The Broncos’ all-world linebacker posted on Instagram Sunday “breaking” news that he had been traded (sentenced?) to Cleveland and stated: “It’s been real Denver! The ‘Mile High City’ and the @broncos will always have my heart! SB50 Champs! They can never take that away from us! @clevelandbrowns & @juice_landry what’s good!!!"
There’s that Fake News the president of the United States and the president of the Broncos’ football operations refer to. And too many exclamation marks!
It was April 1, and, despite the warning of The Who in “Won’t Get Fooled Again,” the immediate belief among bamboozled Broncos’ backers was that Miller Time is over.
But what made the pronouncement seem genuine were recent misguided missives from radio talk show hosts and clown-car listeners that Miller should be dealt.
Perhaps people should be reminded – again – that the only Pro Bowl player drafted by the Broncos during the John Elway Reign and still on the roster is Von Miller. (The other was tight end Julius Thomas, who, coincidentally, is available on the free-agent market.)

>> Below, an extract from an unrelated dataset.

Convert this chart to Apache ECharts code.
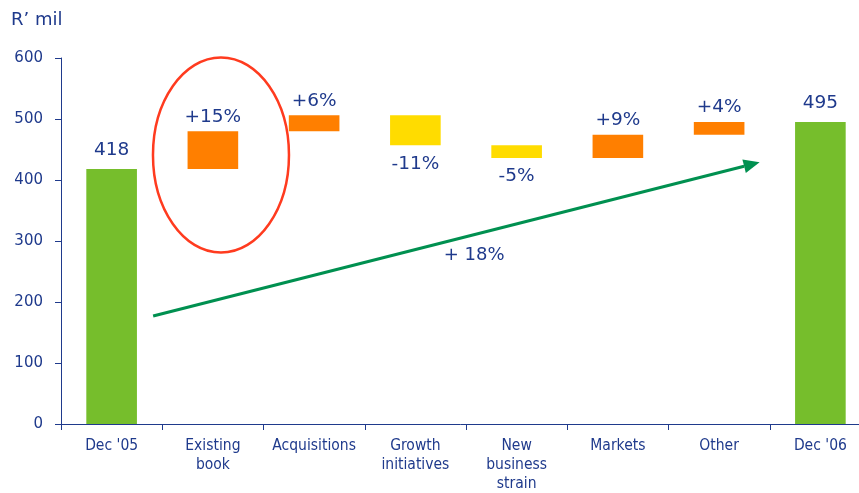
<!DOCTYPE html>
<html>
<head>
<meta charset="utf-8">
<script src="https://cdn.jsdelivr.net/npm/echarts@6.0.0/dist/echarts.min.js"></script>
<style>
  html, body { margin: 0; padding: 0; background: #fff; }
  #chart { width: 859px; height: 493px; }
</style>
</head>
<body>
<div id="chart"></div>
<script>
// waterfall steps (R' mil)
const categories = ["Dec '05", "Existing\nbook", "Acquisitions", "Growth\ninitiatives",
  "New\nbusiness\nstrain", "Markets", "Other", "Dec '06"];
const fromValues = [0, 418, 480, 506, 457, 436, 474, 0];
const toValues = [418, 480, 506, 457, 436, 474, 495, 495];
const barLabels = ["418", "+15%", "+6%", "-11%", "-5%", "+9%", "+4%", "495"];
const yTicks = [0, 100, 200, 300, 400, 500, 600];

const NAVY = "#1f3a8c";
const GREEN = "#76be2c";
const ORANGE = "#ff7f00";
const YELLOW = "#ffdc00";

const baseData = fromValues.map((f, i) => Math.min(f, toValues[i]));
const stepData = fromValues.map((f, i) => {
  const total = i === 0 || i === fromValues.length - 1;
  const up = toValues[i] >= f;
  return {
    value: Math.abs(toValues[i] - f),
    itemStyle: { color: total ? GREEN : up ? ORANGE : YELLOW },
    label: {
      show: true,
      formatter: barLabels[i],
      position: up ? "top" : "bottom",
      distance: total ? 9 : up ? 5 : 9,
    },
  };
});

const chart = echarts.init(document.getElementById("chart"), null, { renderer: "canvas" });

// the source picture is cropped on the right, so the plot runs past the edge
chart.setOption({
  animation: false,
  textStyle: { fontFamily: "DejaVu Sans" },
  grid: {
    left: 61, width: 810, top: 58, bottom: 69,
    containLabel: false, outerBoundsMode: "none",
  },
  xAxis: {
    type: "category",
    data: categories,
    axisLine: { lineStyle: { color: NAVY, width: 1 } },
    axisTick: { show: true, length: 6, lineStyle: { color: NAVY } },
    axisLabel: {
      color: NAVY,
      fontSize: 15.5,
      fontFamily: "DejaVu Sans Condensed",
      lineHeight: 19,
      margin: 12,
      interval: 0,
    },
  },
  yAxis: {
    type: "value",
    min: yTicks[0],
    max: yTicks[yTicks.length - 1],
    interval: 100,
    splitLine: { show: false },
    axisLine: { show: true, lineStyle: { color: NAVY, width: 1 } },
    axisTick: { show: true, length: 6, lineStyle: { color: NAVY } },
    axisLabel: { color: NAVY, fontSize: 15, margin: 18 },
  },
  series: [
    {
      type: "bar",
      stack: "w",
      data: baseData,
      itemStyle: { color: "transparent" },
      barWidth: "50%",
      silent: true,
    },
    {
      type: "bar",
      stack: "w",
      data: stepData,
      barWidth: "50%",
      label: { color: NAVY, fontSize: 18.5 },
    },
  ],
});

// annotations placed through the chart's own scales
function pt(idx, val) {
  const a = chart.convertToPixel({ gridIndex: 0 }, [Math.floor(idx), val]);
  const b = chart.convertToPixel({ gridIndex: 0 }, [Math.floor(idx) + 1, val]);
  const f = idx - Math.floor(idx);
  return [a[0] + (b[0] - a[0]) * f, a[1]];
}

const ellC = pt(1.08, 441);
const ellTop = pt(1.08, 600);
const ellBot = pt(1.08, 280);
const arrowFrom = pt(0.41, 177);
const arrowTo = pt(6.4, 429);
const growthText = pt(3.58, 277);

const ang = Math.atan2(arrowTo[1] - arrowFrom[1], arrowTo[0] - arrowFrom[0]);
const headLen = 16, headW = 7;
const bx = arrowTo[0] - headLen * Math.cos(ang);
const by = arrowTo[1] - headLen * Math.sin(ang);
const px = -Math.sin(ang), py = Math.cos(ang);

chart.setOption({
  graphic: [
    {
      type: "text",
      left: 11,
      top: 11,
      style: { text: "R\u2019 mil", fill: NAVY, font: "18px 'DejaVu Sans'" },
    },
    {
      type: "ellipse",
      shape: { cx: ellC[0], cy: ellC[1], rx: 68, ry: (ellBot[1] - ellTop[1]) / 2 },
      style: { fill: "none", stroke: "#ff3b1f", lineWidth: 2.5 },
    },
    {
      type: "line",
      shape: { x1: arrowFrom[0], y1: arrowFrom[1], x2: bx, y2: by },
      style: { stroke: "#009050", lineWidth: 3 },
    },
    {
      type: "polygon",
      shape: {
        points: [
          arrowTo,
          [bx + px * headW, by + py * headW],
          [bx - px * headW, by - py * headW],
        ],
      },
      style: { fill: "#009050" },
    },
    {
      type: "text",
      x: growthText[0],
      y: growthText[1],
      style: {
        text: "+ 18%",
        fill: NAVY,
        font: "18px 'DejaVu Sans'",
        align: "center",
        verticalAlign: "middle",
      },
    },
  ],
});
</script>
</body>
</html>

Von Miller was the Most Valuable Player in the Broncos’ Super Bowl 50 game. Von Miller is the Franchise’s Face. Von Miller someday will have a sculpture in Canton, Ohio. Von Miller is an annual contender for NFL’s defensive player of the year. Von Miller has 83½ sacks and has been in on 402 regular-season tackles in his seven seasons. Since Von Miller had marijuana issues as a young player, he has become an impeccable citizen and philanthropist in Colorado. And Von Miller would rank in the top five all-time Broncos’ players.
So, trade him? Sure. And Elway can go off and play on the PGA Seniors Tour, retire on the beach and hide.
Oddly enough, though, coach Dan Reeves once tried to trade Elway His Own Self.
It was after the last time the Broncos finished 5-11.
Thankfully, owner Pat Bowlen stepped in and stopped the ridiculous swap (that included Washington quarterback Mark Rypien), and the Broncos would go on to win two Super Bowls. Without Elway, they might still be searching for their first championship. Peyton Manning wouldn’t have come here without Elway’s presence, and Elway wouldn’t have returned as an executive if he had been sent away.
The Broncos once did make a monumental trade with Cleveland involving an AFC defensive player of the year. After eight sensational seasons with the Broncos – and being an All Pro at end and tackle, and the team’s leading tackler and sacker (even though that statistic category wasn’t kept officially by the NFL) – Lyle Alzado demanded a new contract in 1979 and walked out of training camp. The Broncos never had renegotiated a contract, and refused to for Alzado. Even though he had produced one four-year span with (an unofficial) 38½ sacks, the Broncos shipped the wild-and-crazy, and intimidating and great, Alzado to the Browns for three draft picks – a second and a fifth in 1980, and a third in 1981.
They used the first two selections for defensive linemen Rulon Jones and Laval Short, and traded the other the next year to the Chiefs. Jones and Short became starters, and Rulon was special throughout his career, but it was not a good deal. Alzado ended up with a 15-year career and as a starter with the Raiders. But the admitted steroid abuser died prematurely because of a brain tumor.
The Broncos were on the positive side of one of the best deals in football history when they acquired Elway in 1983 from the Colts for Chris Hinton, Mark Herrmann and a 1984 first-round draft pick.
A decade later the Broncos got left tackle Gary Zimmerman from the Vikings for a first, a second and a sixth. Zimmerman was a Pro Bowler and eventual Hall of Famer. Champ Bailey and a second-round pick (who would be running back Tatum Bell) were secured by the Broncos from Washington in 2002 for running back Clinton Portis.
It might surprise everyone, but the Broncos have made more than 300 trades in the franchise’s history.
In retrospect, trading quarterback Steve Ramsey to the Giants for quarterback Craig Morton was one of the smartest the Broncos ever pulled off. One other quarterback exchange didn’t work so well for either team. The Broncos sent Jay Cutler to the Bears in 2009 for Kyle Orton (and draft picks on both sides were involved). During his career (which may or may not be over), Cutler went to the playoffs once (and won one game), and Orton never started a playoff game with his five teams, including the Broncos.